Visitor's attractions
Of particular interest at Chitkul are its houses with either slate or wooden plank roofs, a Buddhist temple and a small tower. However, there has been an increased use of tin-roofs, especially the high school and the army/ITBP barracks.

The Kagyupa temple has a highly valued old image of the Shakyamuni Buddha, a Wheel of Life mandala and four Directional Kings on either side of the door. Chitkul is practically the last point of the famous Kinner Kailash Parikrama as one can hitch a hike from here onwards.

After one crosses over the 5,242 m high Charang Pass., it is a long and steep run down through slithery scree slopes to Chitkul(3,450m). The powerful goddess of Chitkul is the only non-Buddhist deity to which respect must be paid by the Parikrama pilgrims.

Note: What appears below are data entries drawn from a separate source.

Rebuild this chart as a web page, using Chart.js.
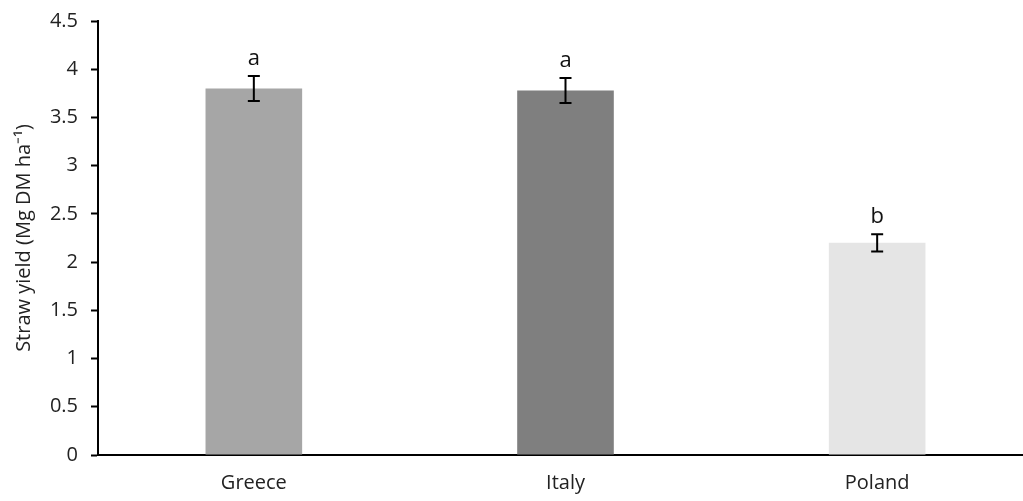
<!DOCTYPE html>
<html>
<head>
<meta charset="utf-8">
<script src="https://cdn.jsdelivr.net/npm/chart.js@4"></script>
<style>
  html, body { margin: 0; padding: 0; background: #fff; overflow: hidden; }
  #wrap { width: 1033px; height: 501px; }
</style>
</head>
<body>
<div id="wrap"><canvas id="strawChart"></canvas></div>
<script>
// Data
const countries = ['Greece', 'Italy', 'Poland'];
const yieldValues = [3.8, 3.78, 2.2];
const yieldErrors = [0.13, 0.13, 0.09];
const groupLetters = ['a', 'a', 'b'];
const barColors = ['#a6a6a6', '#7f7f7f', '#e5e5e5'];

const FONT = "'Open Sans', 'Liberation Sans', sans-serif";

// error bars and significance letters
const errorBarPlugin = {
    id: 'errorBars',
    afterDatasetsDraw(chart) {
        const ctx = chart.ctx;
        const y = chart.scales.y;
        const meta = chart.getDatasetMeta(0);
        ctx.save();
        ctx.strokeStyle = '#000';
        ctx.lineWidth = 2;
        meta.data.forEach((bar, i) => {
            const top = y.getPixelForValue(yieldValues[i] + yieldErrors[i]);
            const bot = y.getPixelForValue(yieldValues[i] - yieldErrors[i]);
            const x = bar.x;
            ctx.beginPath();
            ctx.moveTo(x, top); ctx.lineTo(x, bot);
            ctx.moveTo(x - 6, top); ctx.lineTo(x + 6, top);
            ctx.moveTo(x - 6, bot); ctx.lineTo(x + 6, bot);
            ctx.stroke();
            ctx.fillStyle = '#111';
            ctx.font = '22px ' + FONT;
            ctx.textAlign = 'center';
            ctx.textBaseline = 'alphabetic';
            ctx.fillText(groupLetters[i], x, top - 11);
        });
        ctx.restore();
    }
};

const ctx = document.getElementById('strawChart').getContext('2d');
new Chart(ctx, {
    type: 'bar',
    data: {
        labels: countries,
        datasets: [{
            data: yieldValues,
            backgroundColor: barColors,
            barPercentage: 0.31,
            categoryPercentage: 1.0
        }]
    },
    options: {
        responsive: true,
        maintainAspectRatio: false,
        animation: false,
        layout: { padding: { top: 21, right: 0, left: 0, bottom: 0 } },
        plugins: { legend: { display: false }, tooltip: { enabled: false } },
        scales: {
            x: {
                grid: { display: false, drawTicks: false },
                border: { color: '#000', width: 2 },
                ticks: { color: '#222', font: { family: FONT, size: 20 }, padding: 16 },
                afterFit(scale) { scale.height = 46; }
            },
            y: {
                min: 0,
                max: 4.5,
                ticks: {
                    stepSize: 0.5,
                    color: '#222',
                    font: { family: FONT, size: 20 },
                    padding: 13,
                    callback: (v) => String(v)
                },
                grid: { drawOnChartArea: false, tickLength: 7, color: '#000', tickWidth: 2 },
                border: { color: '#000', width: 2 },
                title: {
                    display: true,
                    text: 'Straw yield (Mg DM ha\u207B\u00B9)',
                    color: '#222',
                    font: { family: FONT, size: 20 },
                    padding: { top: 12, bottom: 0 }
                },
                afterFit(scale) {
                    scale.width = 98;
                    scale.paddingTop = 0;
                    scale.paddingBottom = 0;
                }
            }
        }
    },
    plugins: [errorBarPlugin]
});
</script>
</body>
</html>
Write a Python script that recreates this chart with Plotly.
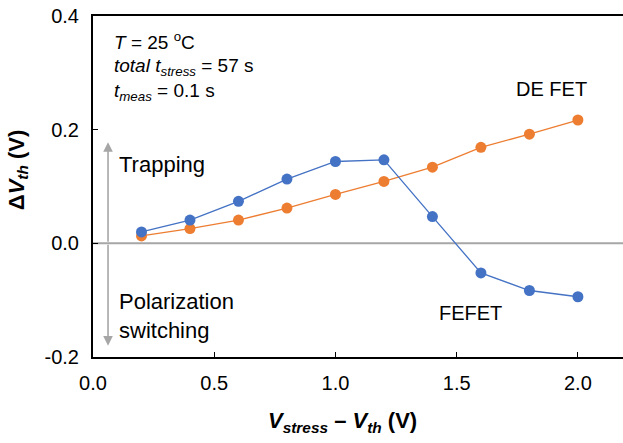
import plotly.graph_objects as go

x_vals = [0.2, 0.4, 0.6, 0.8, 1.0, 1.2, 1.4, 1.6, 1.8, 2.0]
fefet = [0.020, 0.041, 0.074, 0.113, 0.144, 0.147, 0.047, -0.052, -0.083, -0.094]
defet = [0.013, 0.026, 0.041, 0.062, 0.086, 0.109, 0.134, 0.169, 0.192, 0.217]
x_ticks = [0.0, 0.5, 1.0, 1.5, 2.0]
y_ticks = [-0.2, 0.0, 0.2, 0.4]

FONT = "Liberation Sans, Arial, sans-serif"
BLUE = "#4472C4"
ORANGE = "#ED7D31"
GRAY = "#A6A6A6"

fig = go.Figure()
fig.add_trace(go.Scatter(x=x_vals, y=defet, mode="lines+markers", name="DE FET",
                         line=dict(color=ORANGE, width=1.3),
                         marker=dict(color=ORANGE, size=11)))
fig.add_trace(go.Scatter(x=x_vals, y=fefet, mode="lines+markers", name="FEFET",
                         line=dict(color=BLUE, width=1.3),
                         marker=dict(color=BLUE, size=11)))

# zero line
fig.add_shape(type="line", xref="paper", yref="y", x0=0, x1=1, y0=0, y1=0,
              line=dict(color=GRAY, width=2), layer="below")

# double arrow
arrow_x = 0.062
for y_end in (0.178, -0.18):
    fig.add_annotation(x=arrow_x, y=y_end, ax=arrow_x, ay=0.0, xref="x", yref="y",
                       axref="x", ayref="y", text="", showarrow=True,
                       arrowhead=2, arrowsize=1.2, arrowwidth=1.6, arrowcolor=GRAY)

fig.add_annotation(x=0.1, y=0.139, xref="x", yref="y", text="Trapping",
                   showarrow=False, xanchor="left", yanchor="middle",
                   font=dict(family=FONT, size=22, color="black"))
fig.add_annotation(x=0.1, y=-0.127, xref="x", yref="y", text="Polarization<br>switching",
                   showarrow=False, xanchor="left", yanchor="middle", align="left",
                   font=dict(family=FONT, size=22, color="black"))
fig.add_annotation(x=1.893, y=0.271, xref="x", yref="y", text="DE FET",
                   showarrow=False, xanchor="center", yanchor="middle",
                   font=dict(family=FONT, size=20, color="black"))
fig.add_annotation(x=1.555, y=-0.123, xref="x", yref="y", text="FEFET",
                   showarrow=False, xanchor="center", yanchor="middle",
                   font=dict(family=FONT, size=20, color="black"))

info_lines = ["<i>T</i> = 25 <sup>o</sup>C",
              "<i>total t<sub>stress</sub></i> = 57 s",
              "<i>t<sub>meas</sub></i> = 0.1 s"]
info_y = [0.356, 0.310, 0.266]
for txt, yy in zip(info_lines, info_y):
    fig.add_annotation(x=0.078, y=yy, xref="x", yref="y", text=txt,
                       showarrow=False, xanchor="left", yanchor="middle", align="left",
                       font=dict(family=FONT, size=19, color="black"))

# axis titles as annotations (precise placement)
fig.add_annotation(x=-0.1415, y=0.548, xref="paper", yref="paper",
                   text="<b>Δ<i>V<sub>th</sub></i> (V)</b>", textangle=-90,
                   showarrow=False, xanchor="center", yanchor="middle",
                   font=dict(family=FONT, size=22, color="black"))
fig.add_annotation(x=0.470, y=-0.19, xref="paper", yref="paper",
                   text="<b><i>V<sub>stress</sub></i> – <i>V<sub>th</sub></i> (V)</b>",
                   showarrow=False, xanchor="center", yanchor="middle",
                   font=dict(family=FONT, size=22, color="black"))

fig.update_layout(
    width=623, height=443,
    margin=dict(l=93, r=0, t=16, b=86),
    paper_bgcolor="white", plot_bgcolor="white",
    showlegend=False,
    font=dict(family=FONT, size=20, color="black"),
    xaxis=dict(range=[0, 2.186], tickvals=x_ticks, ticktext=[f"{v:.1f}" for v in x_ticks],
               ticks="inside", ticklen=5, tickwidth=1, tickcolor="black",
               showline=True, linecolor="black", linewidth=2, mirror=True,
               showgrid=False, zeroline=False, ticklabelstandoff=7,
               tickfont=dict(family=FONT, size=20)),
    yaxis=dict(range=[-0.2, 0.4], tickvals=y_ticks, ticktext=[f"{v:.1f}" for v in y_ticks],
               ticks="inside", ticklen=5, tickwidth=1, tickcolor="black",
               showline=True, linecolor="black", linewidth=2,
               showgrid=False, zeroline=False, ticklabelstandoff=8,
               tickfont=dict(family=FONT, size=20)),
)

fig.write_html("out.html")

It is believed that the local Deity is related to the Deity of Gangotri and till recently the locals would carry the Deity to Gangotri on foot over high mountain passes.  Chitkul is situated around 40 km from Karcham, the place where road bifurcates from Hindustan-Tibet Road (NH 22). The Sangla Valley is a delight for nature lovers; especially the stretch after Raksham and right up to Chitkul. The valley is extremely beautiful, on the left bank of the Baspa River are snow-clad mountains and on the right bank the whole terrain is full of apple orchards and wooden houses.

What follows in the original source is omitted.